Het paapje was ook weer aanwezig, nu in gezelschap van een mannetje roodborsttapuit. Heel apart, de tapuit leek ‘m steeds wat op te jagen en toch bleef het paapje in zijn buurt.
Iets verderop vloog een slechtvalk laag over het veld rondjes. Geen idee waar die het op had gemunt, maar zo kon ik hem wel even goed volgen. Daar vlak in de buurt stonden twee groenpootruiters pootje te baden. Ver weg, maar wel een leuke waarneming.
Ze zijn bij de Veensteeg richting Wageningen de velden aan het maaien. Een kale boel zo en de vogels missen nu de dekking van het hoge gras. Roofvogels kunnen hun prooi zo van het veld plukken, bij wijze van spreken. Maar dat is niet het enige gevaar, ik zag een moederfazant met jong vlak voor de ‘gras-omwoeler’ rennen, ze moesten voortmaken om niet ten prooi te vallen aan dit mechanische beest.

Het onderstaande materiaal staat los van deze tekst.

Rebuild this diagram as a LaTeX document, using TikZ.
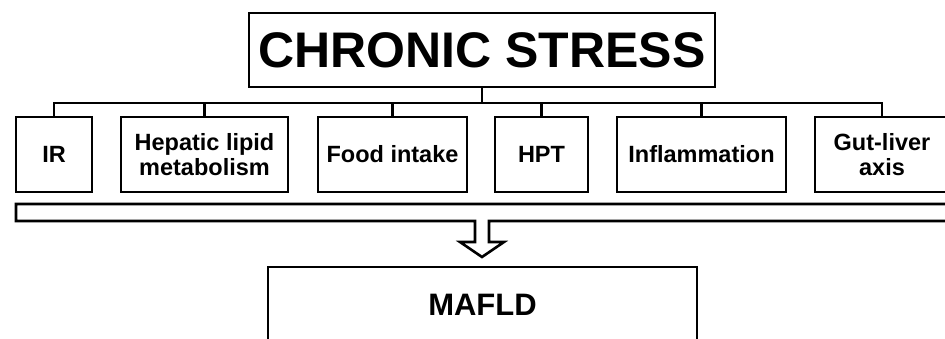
\documentclass[tikz,border=0pt]{standalone}
\usepackage{fontspec}
\setmainfont{Liberation Sans}
\begin{document}
\begin{tikzpicture}[x=1pt,y=-1pt,
  line width=2.6pt,
  boxstyle/.style={draw, line width=2.6pt, inner sep=0pt, align=center,
    font=\fontsize{23.5}{25}\selectfont\bfseries, minimum height=75pt},
  topbox/.style={draw, line width=2.6pt, inner sep=0pt,
    font=\fontsize{50}{60}\selectfont\bfseries, minimum width=466pt, minimum height=74pt},
  endbox/.style={draw, line width=2.6pt, inner sep=0pt,
    font=\fontsize{31}{36}\selectfont\bfseries, minimum width=429pt, minimum height=76pt}]
\useasboundingbox (0,0) rectangle (945,339);
\clip (0,0) rectangle (945,339);
\node[topbox] (top) at (482,50) {CHRONIC STRESS};
\coordinate (bus) at (482,103);
\node[boxstyle, minimum width=76pt]  (ir)   at (54,154.5)    {IR};
\node[boxstyle, minimum width=167pt] (hep)  at (204.5,154.5) {Hepatic lipid\\metabolism};
\node[boxstyle, minimum width=149pt] (food) at (392.5,154.5) {Food intake};
\node[boxstyle, minimum width=93pt]  (hpt)  at (541.5,154.5) {HPT};
\node[boxstyle, minimum width=169pt] (infl) at (701.5,154.5) {Inflammation};
\node[boxstyle, minimum width=134pt] (gut)  at (882,154.5)   {Gut-liver\\axis};
\draw (top.south) -- (bus);
\draw (ir.north) |- (bus) -| (gut.north);
\foreach \n in {hep,food,hpt,infl} \draw (\n.north) -- (\n.north |- bus);
\node[endbox] (mafld) at (482.5,305) {MAFLD};
\coordinate (tip) at (482,257);
\draw[line join=miter] (16,204) -- (960,204) -- (960,221) -- (489,221) -- (489,242) -- (504,242)
  -- (tip) -- (460,242) -- (475,242) -- (475,221) -- (16,221) -- cycle;
\end{tikzpicture}
\end{document}
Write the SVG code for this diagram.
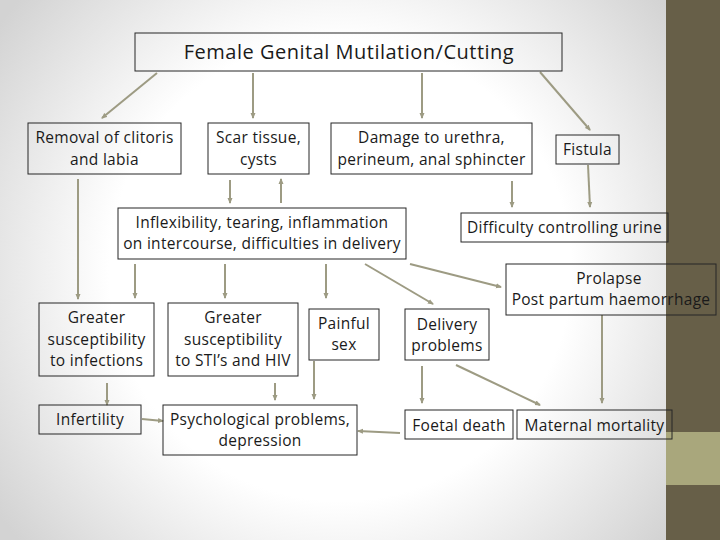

Bij de sloot aan de Kooiweg gingen de dodaars in dekking, die zijn zo klein dat je ze al snel niet meer ziet. De zilverreiger daarentegen is niet alleen te groot om zich te verstoppen, het wit spat ervan af. Alleen in sneeuwlandschap zou deze beauty misschien kunnen opgaan in zijn omgeving.
En toen was het tijd om naar mijn werk te gaan. Wel een lange dag zo, maar zo’n start is toch wel heerlijk.